Deborah Del Mastro thought she was going to save her daughter. The Martinez, California resident received a call in May from an unknown number, and what came through the line sounded unmistakably like her 37-year-old child — screaming, crying, begging for help. The caller claimed her daughter had been kidnapped by a Mexican drug cartel after witnessing illegal activity. What followed was five hours of psychological torment that ended with Del Mastro wiring approximately $5,400 from multiple locations before discovering her daughter had been at work the entire time, safe and unaware anything was wrong.

How the Scam Worked

This wasn't a lucky bluff. The scammers weaponized AI voice cloning technology that's become increasingly accessible over the past two years. According to authorities and anti-fraud advocates interviewed by ABC 7, perpetrators pull short audio clips from social media posts, TikTok videos, Instagram Stories, or even intercepted phone calls — sometimes as brief as 30 seconds of speech — and feed them into commercial AI tools capable of generating convincing synthetic voice replicas. The cloned voice then performs in real-time during the scam call, responding to questions with uncanny accuracy because it's trained on authentic recordings of the actual victim.

The 'Scamdemic' Is Real

Erin West, a prosecutor who works with Operation Shamrock, a nonprofit fighting agricultural and rural crime, told reporters that cases like Del Mastro's represent just the surface of what's becoming what she calls a full-blown "scamdemic." 'The technology is becoming more convincing and more widespread,' West said. She emphasized that scammers deliberately design these scenarios to cut off victims from outside help — issuing rapid-fire instructions, warning them not to speak to police or family members, and creating artificial urgency that prevents rational thinking. West recommends families establish private code words before emergencies occur, giving them a verification mechanism when something feels desperately wrong.

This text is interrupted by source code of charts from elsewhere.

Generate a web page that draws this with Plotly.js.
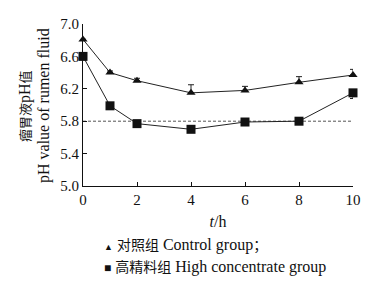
<!DOCTYPE html>
<html><head><meta charset="utf-8">
<script src="https://cdn.plot.ly/plotly-3.0.1.min.js"></script>
<style>html,body{margin:0;padding:0;background:#fff}#chart{width:372px;height:281px}</style>
</head><body><div id="chart"></div>
<script>
const hours = [0, 1, 2, 4, 6, 8, 10];
const controlPH = [6.81, 6.40, 6.30, 6.15, 6.18, 6.28, 6.37];
const controlErr = [0.0, 0.02, 0.03, 0.10, 0.05, 0.07, 0.07];
const highPH = [6.60, 5.99, 5.77, 5.70, 5.79, 5.80, 6.15];
const highErr = [0.0, 0.02, 0.0, 0.0, 0.0, 0.0, 0.07];
const threshold = 5.8;
const controlCN = '对照组', controlEN = 'Control group';
const highCN = '高精料组', highEN = 'High concentrate group';
const yTitleCN = '瘤胃液', yTitleEN = 'pH value of rumen fluid';
const yTicks = [5.0, 5.4, 5.8, 6.2, 6.6, 7.0];
const xTicks = [0, 2, 4, 6, 8, 10];

const FONT = "'Liberation Serif', 'Times New Roman', 'Noto Sans CJK SC', serif";
const cn = (s, sz) => '<span style="font-size:' + sz + 'px">' + s + '</span>';
const zeros = hours.map(() => 0);
const traces = [
  {x: [hours[0], hours[hours.length-1]], y: [threshold, threshold], mode: 'lines',
   line: {color: '#555', width: 1, dash: '3px,2px'}, showlegend: false, hoverinfo: 'skip'},
  {x: hours, y: controlPH, mode: 'lines+markers', name: controlEN, showlegend: false,
   line: {color: '#222', width: 1}, marker: {symbol: 'triangle-up', size: 8, color: '#111'},
   error_y: {type: 'data', symmetric: false, array: controlErr, arrayminus: zeros, color: '#222', thickness: 1, width: 3},
   cliponaxis: false},
  {x: hours, y: highPH, mode: 'lines+markers', name: highEN, showlegend: false,
   line: {color: '#222', width: 1}, marker: {symbol: 'square', size: 9, color: '#111'},
   error_y: {type: 'data', symmetric: false, array: zeros, arrayminus: highErr, color: '#222', thickness: 1, width: 3},
   cliponaxis: false}
];
const layout = {
  width: 372, height: 281,
  margin: {l: 83, r: 19, t: 24, b: 95},
  paper_bgcolor: '#fff', plot_bgcolor: '#fff',
  font: {family: FONT, size: 15, color: '#111'},
  showlegend: false,
  xaxis: {range: [0, 10], tickvals: xTicks, ticks: 'inside', ticklen: 4, tickcolor: '#111',
    showline: true, linecolor: '#111', linewidth: 1, showgrid: false, zeroline: false,
    tickfont: {family: FONT, size: 15},
    title: {text: '<i>t</i>/h', font: {family: FONT, size: 16}, standoff: 8}},
  yaxis: {range: [5, 7], tickvals: yTicks, tickformat: '.1f', ticks: 'inside', ticklen: 4, tickcolor: '#111',
    showline: true, linecolor: '#111', linewidth: 1, showgrid: false, zeroline: false,
    tickfont: {family: FONT, size: 15}},
  annotations: [
    {xref: 'paper', yref: 'paper', x: -0.2148, y: 0.494, xanchor: 'center', yanchor: 'middle', showarrow: false,
     textangle: -90, text: cn(yTitleCN, 13) + 'pH' + cn('值', 13), font: {family: FONT, size: 16}},
    {xref: 'paper', yref: 'paper', x: -0.1444, y: 0.494, xanchor: 'center', yanchor: 'middle', showarrow: false,
     textangle: -90, text: yTitleEN, font: {family: FONT, size: 16}},
    {xref: 'paper', yref: 'paper', x: 0.07, y: -0.364, xanchor: 'left', yanchor: 'middle', showarrow: false,
     text: '<span style="font-size:9px">▲</span> ' + cn(controlCN, 14) + ' ' + controlEN + cn('；', 14), font: {family: FONT, size: 16}},
    {xref: 'paper', yref: 'paper', x: 0.07, y: -0.5, xanchor: 'left', yanchor: 'middle', showarrow: false,
     text: '<span style="font-size:12px">■</span> ' + cn(highCN, 14) + ' ' + highEN, font: {family: FONT, size: 16}}
  ]
};
Plotly.newPlot('chart', traces, layout, {displayModeBar: false, staticPlot: true});
</script></body></html>
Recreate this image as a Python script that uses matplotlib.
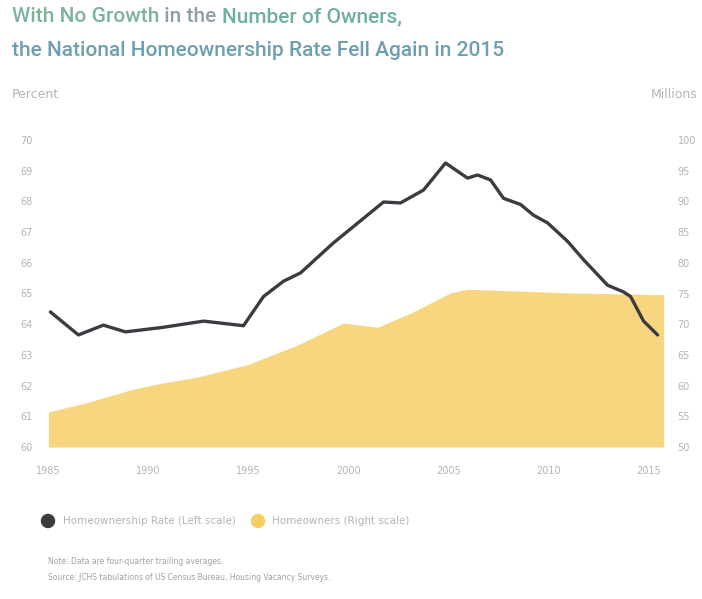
import matplotlib.pyplot as plt
from matplotlib.patches import Ellipse

# homeownership rate, percent (left scale)
rate_years = [1985.1, 1986.5, 1987.75, 1988.85, 1990.75, 1992.75, 1994.1, 1994.75,
              1995.75, 1996.75, 1997.6, 1999.25, 2001.75, 2002.6, 2003.75, 2004.85,
              2005.95, 2006.45, 2007.1, 2007.75, 2008.6, 2009.25, 2009.95, 2010.95,
              2011.75, 2012.95, 2013.75, 2014.1, 2014.75, 2015.45]
rate = [64.4, 63.65, 63.97, 63.75, 63.9, 64.1, 64.0, 63.95,
        64.9, 65.4, 65.67, 66.65, 67.98, 67.95, 68.37, 69.25,
        68.76, 68.86, 68.7, 68.1, 67.9, 67.55, 67.3, 66.7,
        66.1, 65.27, 65.05, 64.9, 64.1, 63.65]

# homeowner households, millions (right scale)
owner_years = [1985.0, 1987.0, 1989.1, 1990.5, 1992.45, 1994.95, 1997.45, 1999.75,
               2001.45, 2003.1, 2005.1, 2005.95, 2010.95, 2015.75]
owners = [55.7, 57.3, 59.3, 60.3, 61.4, 63.4, 66.6, 70.2,
          69.5, 71.8, 75.1, 75.7, 75.1, 74.8]

xticks = [1985, 1990, 1995, 2000, 2005, 2010, 2015]
left_ticks = list(range(60, 71))
right_ticks = list(range(50, 101, 5))

LINE = "#3b3b42"
FILL = "#f8d680"
GREY = "#b4b4b4"
W, H = 702, 599

fig = plt.figure(figsize=(W / 100, H / 100), dpi=100)
ax = fig.add_axes([48 / W, 1 - 447 / H, 617 / W, 307 / H])
ax2 = ax.twinx()
ax.set_zorder(ax2.get_zorder() + 1)
ax.patch.set_visible(False)

ax2.fill_between(owner_years, owners, 50, color=FILL, linewidth=0)
ax.plot(rate_years, rate, color=LINE, linewidth=2.4, solid_capstyle="round",
        solid_joinstyle="round")

ax.set_xlim(1984.98, 2015.82)
ax.set_ylim(60, 70)
ax2.set_ylim(50, 100)
ax.set_xticks(xticks)
ax.set_yticks(left_ticks)
ax2.set_yticks(right_ticks)

for a in (ax, ax2):
    for s in a.spines.values():
        s.set_visible(False)
    a.tick_params(length=0, labelsize=7, labelcolor=GREY)
ax.tick_params(axis="y", pad=11)
ax2.tick_params(axis="y", pad=9)
ax.tick_params(axis="x", pad=14)

# title, first line in three colours
title_kw = dict(fontsize=15, family="Roboto", fontweight="medium", va="center")
r = fig.canvas.get_renderer()
x = 12 / W
for part, col in [("With No Growth", "#7bb39b"), (" in the ", "#8e9fa6"),
                  ("Number of Owners,", "#70aea3")]:
    t = fig.text(x, 1 - 17 / H, part, color=col, **title_kw)
    x = t.get_window_extent(r).x1 / fig.bbox.width
fig.text(12 / W, 1 - 50 / H, "the National Homeownership Rate Fell Again in 2015",
         color="#6e9fb1", **title_kw)

fig.text(12 / W, 1 - 95 / H, "Percent", fontsize=9, color=GREY, va="center")
fig.text(698 / W, 1 - 95 / H, "Millions", fontsize=9, color=GREY, va="center",
         ha="right")

# legend
for cx, col in [(48, LINE), (258, "#f5cf63")]:
    fig.add_artist(Ellipse((cx / W, 1 - 521 / H), 13 / W, 13 / H, color=col,
                           transform=fig.transFigure))
fig.text(63 / W, 1 - 521 / H, "Homeownership Rate (Left scale)", fontsize=7.5,
         color=GREY, va="center")
fig.text(272 / W, 1 - 521 / H, "Homeowners (Right scale)", fontsize=7.5,
         color=GREY, va="center")

# notes
fig.text(48 / W, 1 - 562 / H, "Note: Data are four-quarter trailing averages.",
         fontsize=5.5, color="#a0a0a0", va="center")
fig.text(48 / W, 1 - 578 / H,
         "Source: JCHS tabulations of US Census Bureau, Housing Vacancy Surveys.",
         fontsize=5.5, color="#a0a0a0", va="center")

fig.savefig("out.png", dpi=100)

What This Means for Everyone

The uncomfortable truth is that most people have already posted enough voice data online to be vulnerable. That birthday tribute video on Facebook? The LinkedIn audio intro? The podcast guest appearance three years ago? All of it can be harvested, processed through increasingly affordable AI services, and weaponized within hours. Law enforcement agencies are struggling to keep pace; the Del Mastro case remains under investigation with little expectation of recovering the funds. For now, the best defense is skepticism: slow down, verify independently through known-good channels, and establish family protocols before someone tries to panic you into compliance.

Key Takeaways

  • AI voice cloning requires surprisingly short audio samples — often under a minute — harvested from social media or intercepted communications
  • Scammers deliberately isolate victims for hours using psychological pressure tactics designed to prevent rational decision-making
  • Family code words and independent verification through known phone numbers remain the most reliable defense against these scams

The Bottom Line

Voice deepfakes have graduated from theoretical threats to active extortion tools. If you haven't discussed emergency verification protocols with your family, you're leaving them exposed — because the scammers aren't waiting for regulation or better AI detection tools. They're making money right now.